Anonymous wrote:
Anonymous wrote:
Anonymous wrote:
Anonymous wrote:
Anonymous wrote:
Anonymous wrote:In my sophomore year, I withdrew from orgo 2 weeks in and made arrangements to take it at summer school. I couldn’t manage the bandwidth it took to think through the reactions plus 4 other courses. Once I was in the summer class and thinking about nothing but orgo (and my mindless 2nd shift job), it finally made sense and came together.
Finding a summer orgo class that you can transfer may be the answer. I was not pre-med but my class was 98% pre-meds who knew the secret.
Another option, is to find a OC class at a community college that the university will accept. My brother did that years ago and it was the only way he would have made it through pharmacy school.
I have a PhD in Chem and hated Organic.
I’m the PP you’re replying to and I was at an Ivy. We were allowed to transfer in 2 outside classes so I went home to a local small, private university with a strong nursing program to take orgo. I chose it based on affordable cost and reputation of the course and professor. Kids from my HS passed down the info about the class.
Start asking around- kids who are seniors in college or in med school who went to your kid’s high school will have local recommendations.
Even if your college accepts the transfer, how do you know the medical school you apply to will view it as the same rigor?
Orgo is the same rigor whenever you go. This isn’t high school honors history vs. regular history. Score well on your MCATs, get a great GPA and get As in all your pre-reqs and no one will question rigor.
Now if you had a lot of Cs in pre-reqs at your Ivy and an A in a pre-req at a non-Ivy, then yeah, it would raise red flags
Having taught and taken orgo at different universities, this isn't true. The basics are the same, but amount of content covered and the difficulty of tests can vary a lot.

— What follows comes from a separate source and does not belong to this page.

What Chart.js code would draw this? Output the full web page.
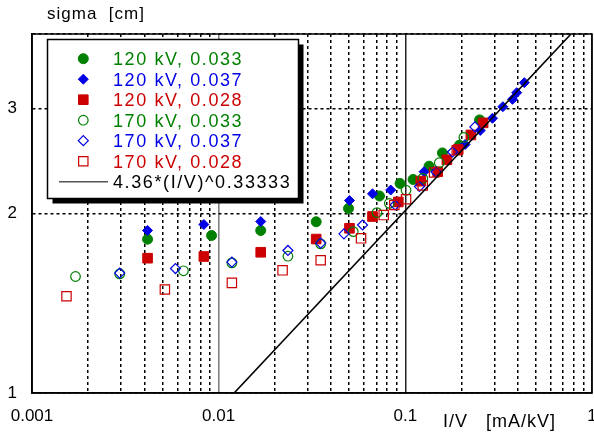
<!DOCTYPE html>
<html>
<head>
<meta charset="utf-8">
<script src="https://cdn.jsdelivr.net/npm/chart.js@4.4.1/dist/chart.umd.min.js"></script>
<style>
  html, body { margin: 0; padding: 0; background: #fff; }
  #wrap { width: 594px; height: 434px; }
</style>
</head>
<body>
<div id="wrap"><canvas id="sigmaChart" width="594" height="434"></canvas></div>
<script>
// ---- Data ----
const xTicks = [0.001, 0.002, 0.003, 0.004, 0.005, 0.006, 0.007, 0.008, 0.009,
                0.01, 0.02, 0.03, 0.04, 0.05, 0.06, 0.07, 0.08, 0.09,
                0.1, 0.2, 0.3, 0.4, 0.5, 0.6, 0.7, 0.8, 0.9, 1];
const xLabels = { 0.001: '0.001', 0.01: '0.01', 0.1: '0.1', 1: '1' };
const yTicks = [1, 2, 3, 4];
const yLabels = { 1: '1', 2: '2', 3: '3' };

const labels = ['120 kV, 0.033', '120 kV, 0.037', '120 kV, 0.028',
                '170 kV, 0.033', '170 kV, 0.037', '170 kV, 0.028',
                '4.36*(I/V)^0.33333'];

const x120a = [0.00416, 0.00916, 0.0168, 0.0333, 0.0496, 0.0727, 0.0937, 0.110, 0.134, 0.158, 0.195, 0.250];
const y120a = [1.811, 1.837, 1.873, 1.937, 2.039, 2.140, 2.246, 2.281, 2.401, 2.527, 2.604, 2.871];

const x120b = [0.00416, 0.00833, 0.0168, 0.0502, 0.0667, 0.0835, 0.126, 0.209, 0.252, 0.293, 0.333, 0.375, 0.395, 0.434];
const y120b = [1.873, 1.917, 1.939, 2.103, 2.158, 2.190, 2.350, 2.611, 2.756, 2.889, 3.021, 3.108, 3.189, 3.315];

const x120c = [0.00416, 0.00833, 0.0168, 0.0333, 0.0502, 0.0667, 0.0917, 0.121, 0.149, 0.167, 0.192, 0.2245, 0.261];
const y120c = [1.683, 1.694, 1.722, 1.812, 1.889, 1.977, 2.091, 2.266, 2.350, 2.461, 2.561, 2.709, 2.838];

const x170a = [0.00171, 0.00295, 0.00648, 0.01177, 0.0235, 0.0352, 0.0526, 0.0705, 0.0821, 0.1009, 0.124, 0.152, 0.206];
const y170a = [1.568, 1.584, 1.603, 1.653, 1.696, 1.779, 1.865, 2.007, 2.080, 2.188, 2.290, 2.433, 2.683];

const x170b = [0.00295, 0.00587, 0.01177, 0.0235, 0.0352, 0.0469, 0.0590, 0.0881, 0.119, 0.146, 0.179, 0.236];
const y170b = [1.589, 1.617, 1.658, 1.734, 1.784, 1.849, 1.913, 2.067, 2.220, 2.348, 2.536, 2.794];

const x170c = [0.00153, 0.00515, 0.01177, 0.0220, 0.0352, 0.0579, 0.0766, 0.0873, 0.1009, 0.124, 0.1425, 0.1886];
const y170c = [1.453, 1.491, 1.530, 1.606, 1.670, 1.817, 1.988, 2.067, 2.113, 2.228, 2.343, 2.554];

// fit line end points where it leaves the plot
const xFit = [0.0121, 0.772];
const yFit = [1, 4];

const GREEN = '#008000', BLUE = '#0000e6', RED = '#cc0000';
const FONT = '"Liberation Sans", Arial, sans-serif';

const pts = (xs, ys) => xs.map((x, i) => ({ x: x, y: ys[i] }));

function marker(lbl, xs, ys, color, style, r, filled) {
  return {
    label: lbl,
    data: pts(xs, ys),
    showLine: false,
    pointStyle: style,
    pointRadius: r,
    pointHoverRadius: r,
    pointBorderWidth: filled ? 1 : 1.2,
    borderColor: color,
    backgroundColor: filled ? color : 'rgba(0,0,0,0)'
  };
}

const xMajor = v => [0.001, 0.01, 0.1, 1].some(m => Math.abs(v - m) < m * 1e-6);

// ---- Frame, titles and boxed legend ----
const decorPlugin = {
  id: 'decor',
  afterDraw(chart) {
    const { ctx, chartArea: a } = chart;
    ctx.save();
    ctx.strokeStyle = '#000';
    ctx.lineWidth = 1.5;
    ctx.strokeRect(a.left, a.top, a.right - a.left, a.bottom - a.top);

    ctx.fillStyle = '#000';
    ctx.letterSpacing = '1px';
    ctx.font = '17px ' + FONT;
    ctx.textBaseline = 'alphabetic';
    ctx.fillText('sigma  [cm]', 47, 19);
    ctx.font = '18px ' + FONT;
    ctx.fillText('I/V   [mA/kV]', 443, 427);

    // legend box with drop shadow
    const bx = 47.5, by = 39.5, bw = 251, bh = 159;
    ctx.fillStyle = '#000';
    ctx.fillRect(bx + 5, by + 5, bw, bh);
    ctx.fillStyle = '#fff';
    ctx.fillRect(bx, by, bw, bh);
    ctx.lineWidth = 1.5;
    ctx.strokeRect(bx, by, bw, bh);

    ctx.font = '18px ' + FONT;
    ctx.letterSpacing = '1.6px';
    chart.data.datasets.forEach((ds, i) => {
      const y = 58.7 + i * 20.5;
      if (ds.showLine) {
        ctx.strokeStyle = '#555';
        ctx.lineWidth = 1.5;
        ctx.beginPath();
        ctx.moveTo(59, y);
        ctx.lineTo(108, y);
        ctx.stroke();
        ctx.fillStyle = '#000';
      } else {
        drawMark(ctx, ds, 83.3, y);
        ctx.fillStyle = ds.borderColor;
      }
      ctx.fillText(ds.label, 113, y + 6.5);
    });
    ctx.restore();
  }
};

function drawMark(ctx, ds, x, y) {
  const r = ds.pointRadius;
  ctx.beginPath();
  if (ds.pointStyle === 'circle') {
    ctx.arc(x, y, r, 0, Math.PI * 2);
  } else if (ds.pointStyle === 'rectRot') {
    ctx.moveTo(x, y - r); ctx.lineTo(x + r, y); ctx.lineTo(x, y + r); ctx.lineTo(x - r, y);
    ctx.closePath();
  } else {
    const s = r * Math.SQRT1_2;
    ctx.rect(x - s, y - s, 2 * s, 2 * s);
  }
  ctx.fillStyle = ds.backgroundColor;
  ctx.fill();
  ctx.strokeStyle = ds.borderColor;
  ctx.lineWidth = ds.pointBorderWidth;
  ctx.stroke();
}

const noPad = s => { s.paddingLeft = 0; s.paddingRight = 0; s.paddingTop = 0; s.paddingBottom = 0; };

new Chart(document.getElementById('sigmaChart'), {
  type: 'scatter',
  data: {
    datasets: [
      { label: labels[6], type: 'line', data: pts(xFit, yFit), showLine: true,
        borderColor: '#000', borderWidth: 1.6, pointRadius: 0, fill: false, order: 0 },
      Object.assign(marker(labels[5], x170c, y170c, RED, 'rect', 6.6, false), { order: 1 }),
      Object.assign(marker(labels[4], x170b, y170b, BLUE, 'rectRot', 5, false), { order: 2 }),
      Object.assign(marker(labels[3], x170a, y170a, GREEN, 'circle', 4.8, false), { order: 3 }),
      Object.assign(marker(labels[2], x120c, y120c, RED, 'rect', 6.8, true), { order: 4 }),
      Object.assign(marker(labels[1], x120b, y120b, BLUE, 'rectRot', 5, true), { order: 5 }),
      Object.assign(marker(labels[0], x120a, y120a, GREEN, 'circle', 5, true), { order: 6 })
    ].reverse()
  },
  options: {
    responsive: false,
    animation: false,
    events: [],
    layout: { autoPadding: false, padding: { top: 34, right: 2, left: 0, bottom: 0 } },
    plugins: { legend: { display: false }, tooltip: { enabled: false } },
    scales: {
      x: {
        type: 'logarithmic',
        min: 0.001, max: 1,
        afterBuildTicks: s => { s.ticks = xTicks.map(v => ({ value: v })); },
        afterFit: s => { s.height = 41; noPad(s); },
        ticks: {
          autoSkip: false, maxRotation: 0, padding: 13, color: '#000',
          font: { family: FONT, size: 17 },
          callback: v => xLabels[v] || ''
        },
        grid: {
          drawTicks: false,
          color: c => {
            const v = c.tick ? c.tick.value : 0;
            if (xMajor(v)) return Math.abs(v - 0.01) < 1e-8 ? '#808080' : '#222';
            return '#000';
          },
          lineWidth: c => {
            const v = c.tick ? c.tick.value : 0;
            return xMajor(v) && Math.abs(v - 0.01) < 1e-8 ? 1.6 : 1.5;
          }
        },
        border: {
          color: '#000', width: 1.5,
          dash: c => (c.tick && !xMajor(c.tick.value)) ? [3, 3] : []
        }
      },
      y: {
        type: 'logarithmic',
        min: 1, max: 4,
        afterBuildTicks: s => { s.ticks = yTicks.map(v => ({ value: v })); },
        afterFit: s => { s.width = 32; noPad(s); },
        ticks: {
          autoSkip: false, padding: 15, color: '#000',
          font: { family: FONT, size: 17 },
          callback: v => yLabels[v] || ''
        },
        grid: { drawTicks: false, color: '#000', lineWidth: 1.5 },
        border: { color: '#000', width: 1.5, dash: [3, 3] }
      }
    }
  },
  plugins: [decorPlugin]
});
</script>
</body>
</html>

Just as examples, my experience was that William and Mary covered a ton of material, including graduate level content, and was very comprehensive. U of Arizona had a easy curriculum and tests. UCLA was super over-subscribed so the tests were multiple choice and focused on minutiae to weed out pre-meds and didn't really test understanding. Berkeley had difficult exams that focused on problem solving and reaction mechanisms.